Teraz, miesiąc po porodzie, Klaudia Halejcio zdecydowała się na kolejne szczere wyznanie. Podczas wspólnego pierwszego urlopu z małą Nel, aktorka poszła na spacer z jedną z dziennikarek "Dzień Dobry TVN", której opowiedziała o trudnych chwilach, po przyjściu na świat swojej córeczki.
Pierwszy miesiąc jest trudny, bo się siebie uczymy. Dopiero rozpoznaję, co i jaki płacz oznacza, co Nel by chciała. Jestem totalnie na niej skupiona, nic się nie liczy, to jest niesamowite. Emocji jest bardzo dużo ... To jest niesamowite, że taki mały człowieczek może wywrócić Ci życie do góry nogami - wyznała Klaudia Halejcio.
Aktorka podkreśliła, że nie zamierza wstydzić się tego, że z niektórymi czynnościami ma ogromny problem. Jak się okazuje, karmienie piersią było dla niej nie lada wyzwaniem i na początku było okupione ogromnym bólem.

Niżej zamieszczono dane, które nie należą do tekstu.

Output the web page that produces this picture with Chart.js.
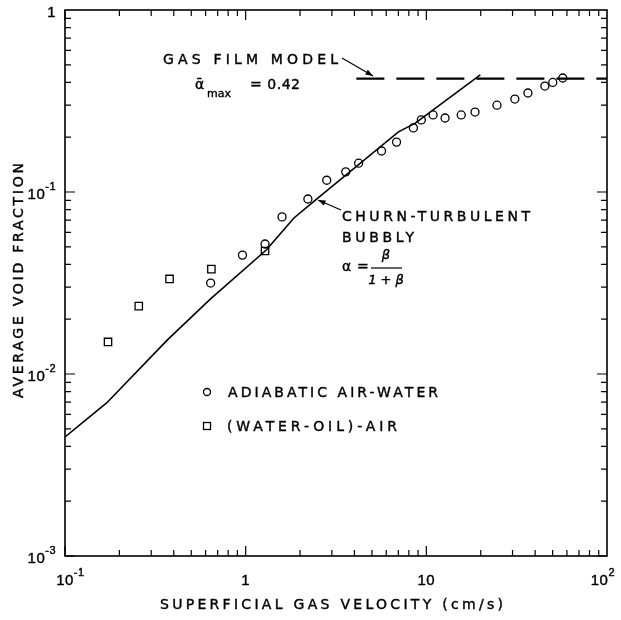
<!DOCTYPE html>
<html>
<head>
<meta charset="utf-8">
<script src="https://cdn.jsdelivr.net/npm/chart.js@4"></script>
<style>
body { margin: 0; background: #fff; }
</style>
</head>
<body>
<canvas id="chart" width="621" height="620"></canvas>
<script>
/* DATA */
const airWaterX = [0.64, 0.96, 1.28, 1.59, 2.21, 2.81, 3.58, 4.22, 5.65, 6.84, 8.48, 9.38, 10.9, 12.7, 15.6, 18.6, 24.6, 30.9, 36.5, 45.3, 50.1, 56.9];
const airWaterY = [0.0316, 0.045, 0.0518, 0.073, 0.0915, 0.116, 0.129, 0.144, 0.168, 0.188, 0.225, 0.249, 0.265, 0.255, 0.265, 0.275, 0.30, 0.324, 0.35, 0.382, 0.40, 0.423];

const oilAirX = [0.173, 0.256, 0.379, 0.646, 1.28];
const oilAirY = [0.015, 0.0236, 0.0333, 0.0377, 0.0474];

const churnX = [0.1, 0.17, 0.369, 0.637, 1.30, 1.85, 2.44, 7.01, 8.69, 19.9];
const churnY = [0.00451, 0.00693, 0.0154, 0.0258, 0.048, 0.072, 0.0904, 0.214, 0.239, 0.44];

const filmX = [4.1, 100];
const filmY = [0.42, 0.42];

/* tick labels: base + exponent */
const xDecades = [0.1, 1, 10, 100];
const xTickBase = ["10", "1", "10", "10"];
const xTickExp = ["-1", "", "", "2"];
const yDecades = [0.001, 0.01, 0.1, 1];
const yTickBase = ["10", "10", "10", "1"];
const yTickExp = ["-3", "-2", "-1", ""];

const FONT = "'DejaVu Sans', sans-serif";
const NUM = "'Liberation Sans', sans-serif";
const pts = (xs, ys) => xs.map((x, i) => ({ x: x, y: ys[i] }));

function ink(ctx, str, x, y) {
ctx.fillText(str, x, y);
ctx.strokeText(str, x, y);
}

/* text stretched to a given width, like the stencil lettering */
function spaced(ctx, str, x, y, w) {
ctx.letterSpacing = "0px";
const base = ctx.measureText(str).width;
const ls = Math.max(0, (w - base) / (str.length - 1));
ctx.letterSpacing = ls + "px";
ctx.textAlign = "left";
ink(ctx, str, x, y);
ctx.letterSpacing = "0px";
}

function arrow(ctx, x0, y0, x1, y1) {
ctx.beginPath();
ctx.moveTo(x0, y0);
ctx.lineTo(x1, y1);
ctx.stroke();
const a = Math.atan2(y1 - y0, x1 - x0);
ctx.beginPath();
ctx.moveTo(x1, y1);
ctx.lineTo(x1 - 8 * Math.cos(a - 0.35), y1 - 8 * Math.sin(a - 0.35));
ctx.lineTo(x1 - 8 * Math.cos(a + 0.35), y1 - 8 * Math.sin(a + 0.35));
ctx.closePath();
ctx.fill();
}

/* base with raised exponent; x is centre of base (align c) or right edge (align r) */
function power(ctx, base, exp, x, y, align, maxRight) {
ctx.font = "15px " + NUM;
ctx.letterSpacing = "0.5px";
const bw = ctx.measureText(base).width;
ctx.font = "11px " + NUM;
const ew = exp ? ctx.measureText(exp).width : 0;
let left = align === "c" ? x - bw / 2 : x - bw - ew;
if (maxRight) left = Math.min(left, maxRight - bw - ew);
ctx.textAlign = "left";
ctx.font = "15px " + NUM;
ink(ctx, base, left, y);
if (exp) {
ctx.font = "11px " + NUM;
ink(ctx, exp, left + bw, y - 8);
}
ctx.letterSpacing = "0px";
}

/* FRAME, INWARD TICKS, LABELS, ANNOTATIONS */
const decor = {
id: "decor",
afterDatasetsDraw(chart) {
const { ctx, chartArea: a, scales } = chart;
const sx = scales.x, sy = scales.y;
ctx.save();
ctx.strokeStyle = "#000";
ctx.fillStyle = "#000";
ctx.lineWidth = 1.6;
ctx.strokeRect(a.left, a.top, a.right - a.left, a.bottom - a.top);

ctx.lineWidth = 1.2;
ctx.beginPath();
for (let e = -1; e <= 1; e++) {
for (let m = 1; m <= 9; m++) {
const len = m === 1 ? 10 : 6;
const px = sx.getPixelForValue(m * Math.pow(10, e));
ctx.moveTo(px, a.bottom); ctx.lineTo(px, a.bottom - len);
ctx.moveTo(px, a.top); ctx.lineTo(px, a.top + len);
}
}
for (let e = -3; e <= -1; e++) {
for (let m = 1; m <= 9; m++) {
const len = m === 1 ? 10 : 6;
const py = sy.getPixelForValue(m * Math.pow(10, e));
ctx.moveTo(a.left, py); ctx.lineTo(a.left + len, py);
ctx.moveTo(a.right, py); ctx.lineTo(a.right - len, py);
}
}
ctx.stroke();

ctx.textBaseline = "middle";
ctx.lineWidth = 0.4;

/* tick labels */
xDecades.forEach((v, i) => {
power(ctx, xTickBase[i], xTickExp[i], sx.getPixelForValue(v), a.bottom + 25, "c", 615);
});
yDecades.forEach((v, i) => {
power(ctx, yTickBase[i], yTickExp[i], a.left - 9, sy.getPixelForValue(v) + 3, "r");
});

ctx.font = "14px " + FONT;

/* axis titles */
spaced(ctx, "SUPERFICIAL GAS VELOCITY (cm/s)", 160, 605, 343);
ctx.save();
ctx.translate(19, 398);
ctx.rotate(-Math.PI / 2);
spaced(ctx, "AVERAGE VOID FRACTION", 0, 0, 235);
ctx.restore();

/* gas film model note */
spaced(ctx, "GAS FILM MODEL", 163, 60, 175);
ink(ctx, "ᾱ", 195, 85);
ctx.font = "11px " + FONT;
ink(ctx, "max", 207, 94);
ctx.font = "14px " + FONT;
spaced(ctx, "= 0.42", 250, 85, 50);
ctx.lineWidth = 1.2;
arrow(ctx, 342, 58, 373, 76);

/* churn-turbulent note */
ctx.lineWidth = 0.4;
spaced(ctx, "CHURN-TURBULENT", 342, 217, 188);
spaced(ctx, "BUBBLY", 342, 238, 72);
ink(ctx, "α", 342, 267);
ink(ctx, "=", 357, 267);
ctx.textAlign = "center";
ctx.font = "italic 13px " + FONT;
ink(ctx, "β", 386, 256);
ink(ctx, "1 + β", 386, 281);
ctx.lineWidth = 1.2;
ctx.beginPath();
ctx.moveTo(371, 268); ctx.lineTo(402, 268);
ctx.stroke();
arrow(ctx, 341, 210, 318, 200);

/* in-plot key */
ctx.lineWidth = 1.3;
ctx.beginPath();
ctx.arc(207, 392, 3.5, 0, 2 * Math.PI);
ctx.stroke();
ctx.strokeRect(203.5, 422.5, 7, 7);
ctx.font = "14px " + FONT;
ctx.lineWidth = 0.4;
spaced(ctx, "ADIABATIC AIR-WATER", 228, 393, 210);
spaced(ctx, "(WATER-OIL)-AIR", 227, 427, 170);
ctx.restore();
}
};

new Chart(document.getElementById("chart"), {
type: "scatter",
data: {
datasets: [
{
data: pts(churnX, churnY),
showLine: true,
borderColor: "#000",
borderWidth: 1.6,
pointRadius: 0
},
{
data: pts(filmX, filmY),
showLine: true,
borderColor: "#000",
borderWidth: 2.2,
borderDash: [28, 12],
pointRadius: 0
},
{
data: pts(airWaterX, airWaterY),
pointStyle: "circle",
pointRadius: 4,
borderColor: "#000",
borderWidth: 1.3,
backgroundColor: "rgba(0,0,0,0)"
},
{
data: pts(oilAirX, oilAirY),
pointStyle: "rect",
pointRadius: 5.2,
borderColor: "#000",
borderWidth: 1.3,
backgroundColor: "rgba(0,0,0,0)"
}
]
},
options: {
responsive: false,
animation: false,
layout: { padding: { left: 0, right: 14, top: 10, bottom: 0 } },
plugins: { legend: { display: false }, tooltip: { enabled: false } },
scales: {
x: {
type: "logarithmic",
min: 0.1,
max: 100,
grid: { display: false, drawTicks: false },
border: { display: false },
ticks: { display: false },
afterFit: (s) => { s.height = 64; }
},
y: {
type: "logarithmic",
min: 0.001,
max: 1,
grid: { display: false, drawTicks: false },
border: { display: false },
ticks: { display: false },
afterFit: (s) => { s.width = 65; }
}
}
},
plugins: [decor]
});
</script>
</body>
</html>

Dostawałam na przykład takie informacje, że przecież każda kobieta wie, jak się karmi. Serio? Ja nie wiedziałam i potrzebowałam wsparcia w szpitalu. Miałam fantastyczne położne, które mnie tego nauczyły. To było okupione bardzo dużym bólem, więc byłam zestresowana, bo bardzo mi zależało, żeby Nel karmić naturalnie - zdradziła.

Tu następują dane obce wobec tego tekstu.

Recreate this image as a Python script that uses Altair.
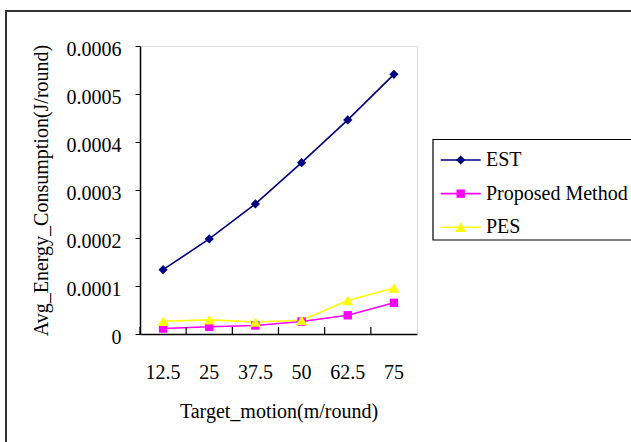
import altair as alt
import pandas as pd

motion = ["12.5", "25", "37.5", "50", "62.5", "75"]
series = ["EST", "Proposed Method", "PES"]
est = [0.000134, 0.000198, 0.000271, 0.000357, 0.000446, 0.000541]
proposed = [0.0000114, 0.000015, 0.0000177, 0.000026, 0.000039, 0.000065]
pes = [0.0000266, 0.0000295, 0.000025, 0.0000287, 0.00007, 0.000096]
colors = ["#000080", "#FF00FF", "#FFFF00"]
marker_shapes = ["diamond", "square", "triangle-up"]
marker_sizes = [85, 70, 120]
y_ticks = [0, 0.0001, 0.0002, 0.0003, 0.0004, 0.0005, 0.0006]

rows = []
for name, vals in zip(series, [est, proposed, pes]):
    for m, v in zip(motion, vals):
        rows.append({"motion": m, "series": name, "energy": v})
df = pd.DataFrame(rows)
cat_df = pd.DataFrame({"motion": motion})
leg_df = pd.DataFrame({"series": series})

FONT = "Liberation Serif"
W, H = 277, 288
LEFT, TOP = 140, 46

xscale = alt.Scale(type="band", domain=motion, paddingInner=0, paddingOuter=0)
yscale = alt.Scale(domain=[0, 0.0006], nice=False, zero=True)
color_scale = alt.Scale(domain=series, range=colors)

main_x_axis = alt.Axis(
    title="Target_motion(m/round)", orient="bottom", ticks=False, tickSize=0,
    domainColor="black", domainWidth=1.5, labelAngle=0, labelBaseline="middle",
    labelPadding=38, labelFont=FONT, labelFontSize=20, labelColor="black",
    titleFont=FONT, titleFontSize=20, titleFontWeight="normal", titleColor="black",
    titleY=77, titleBaseline="middle", grid=False,
)
y_axis = alt.Axis(
    values=y_ticks, labelExpr="datum.value == 0 ? '0' : format(datum.value, '.4f')",
    title="Avg_Energy_Consumption(J/round)", tickSize=5, tickColor="black",
    domainColor="black", domainWidth=1.5, grid=False, labelFont=FONT, labelFontSize=20,
    labelColor="black", labelPadding=14, labelOffset=3, titleFont=FONT, titleFontSize=20,
    titleFontWeight="normal", titleColor="black", titleX=-99, titleY=H / 2,
    titleAlign="center", titleBaseline="middle", titleAngle=270,
)

base = alt.Chart(df)
X = alt.X("motion:N", scale=xscale, axis=main_x_axis, bandPosition=0.5, sort=motion)
Y = alt.Y("energy:Q", scale=yscale, axis=y_axis)

lines = base.mark_line(strokeWidth=1.6).encode(
    x=X, y=Y,
    color=alt.Color("series:N", scale=color_scale, legend=None),
    detail="series:N",
)

point_layers = []
for name, col, shp, sz in zip(series, colors, marker_shapes, marker_sizes):
    point_layers.append(
        base.transform_filter(alt.datum.series == name)
        .mark_point(filled=True, shape=shp, size=sz, color=col, opacity=1)
        .encode(x=X, y=Y)
    )

# inward category tick marks at band boundaries
ticks = alt.Chart(cat_df).mark_rule(color="black", strokeWidth=1.2).encode(
    x=alt.X("motion:N", scale=xscale, axis=main_x_axis, bandPosition=0, sort=motion),
    y=alt.value(H), y2=alt.value(H - 7),
)

data_layer = alt.layer(lines, *point_layers, ticks)

# ---- legend box (drawn from the series list) ----
LEG_LEFT, LEG_TOP, LEG_BOTTOM = 433 - LEFT, 139.5 - TOP, 240 - TOP
row_y = alt.Y(
    "series:N",
    scale=alt.Scale(type="point", domain=series, range=[160 - TOP, 227.3 - TOP], padding=0),
    axis=None,
)
leg_base = alt.Chart(leg_df)
leg_box = leg_base.transform_filter(alt.datum.series == series[0]).mark_rect(
    fill="white", stroke="black", strokeWidth=1.2
).encode(
    x=alt.value(LEG_LEFT), x2=alt.value(700), y=alt.value(LEG_TOP), y2=alt.value(LEG_BOTTOM)
)
leg_lines = leg_base.mark_rule(strokeWidth=1.6).encode(
    x=alt.value(440.7 - LEFT), x2=alt.value(480.7 - LEFT), y=row_y,
    color=alt.Color("series:N", scale=color_scale, legend=None),
)
leg_points = []
for name, col, shp, sz in zip(series, colors, marker_shapes, marker_sizes):
    leg_points.append(
        leg_base.transform_filter(alt.datum.series == name)
        .mark_point(filled=True, shape=shp, size=sz, color=col, opacity=1)
        .encode(x=alt.value(460.7 - LEFT), y=row_y)
    )
leg_text = leg_base.mark_text(
    align="left", baseline="middle", font=FONT, fontSize=20, color="black"
).encode(x=alt.value(486 - LEFT), y=row_y, text="series:N")
legend_group = alt.layer(leg_box, leg_lines, *leg_points, leg_text)

frame = alt.Chart(pd.DataFrame({"f": [0]})).mark_rect(
    fill="transparent", stroke="#333333", strokeWidth=2
).encode(
    x=alt.value(6 - LEFT), x2=alt.value(800), y=alt.value(11 - TOP), y2=alt.value(600)
)

chart = (
    alt.layer(frame, data_layer, legend_group)
    .resolve_scale(y="independent")
    .properties(
        width=W, height=H,
        autosize=alt.AutoSizeParams(type="none"),
        padding={"left": LEFT, "top": TOP, "right": 631 - LEFT - W, "bottom": 442 - TOP - H},
        background="white",
    )
    .configure_view(stroke="#a0a0a0", strokeWidth=1)
    .configure_text(font=FONT, fontSize=20)
    .configure(font=FONT)
)

chart.save("out.html", embed_options={"renderer": "svg", "actions": False})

Aktorka podkreśliła również, że pierwsze dni po porodzie dostarczyły jej ogromnego stresu oraz bólu, a wszystko przez cesarskie cięcie.
Pierwsze dni w szpitalu były dla mnie bardzo, bardzo trudne, zwłaszcza że miałam cesarskie cięcie i organizm był wycieńczony, i wszystko mnie bolało, a jednak musiałam się skupić na niej i byłam zdana trochę na siebie. Nie ma w tym czasie partnera, nie może ci pomóc, jesteś sama w szpitalu więc to też jest bardzo trudne psychicznie - wspomina Halejcio.
Klaudia Halejcio spotkała się z dużą krytyką ze strony fanek, które nie mogły zrozumieć, że pierwsze chwile z dzieckiem mogą być dla niej tak trudne i stresujące. Teraz aktorka i mała Nel wspólnie odpoczywają w Sopocie świętując pierwsze wakacje dziewczynki. Podczas urlopu towarzyszą im dzieci siostry artystki.
Dziewczynki są niezwykle zaangażowane. Pomagają mi - wyznała radośnie Klaudia Halejcio.
Klaudii i małej Nel życzymy dużo zdrowia i udanego urlopu.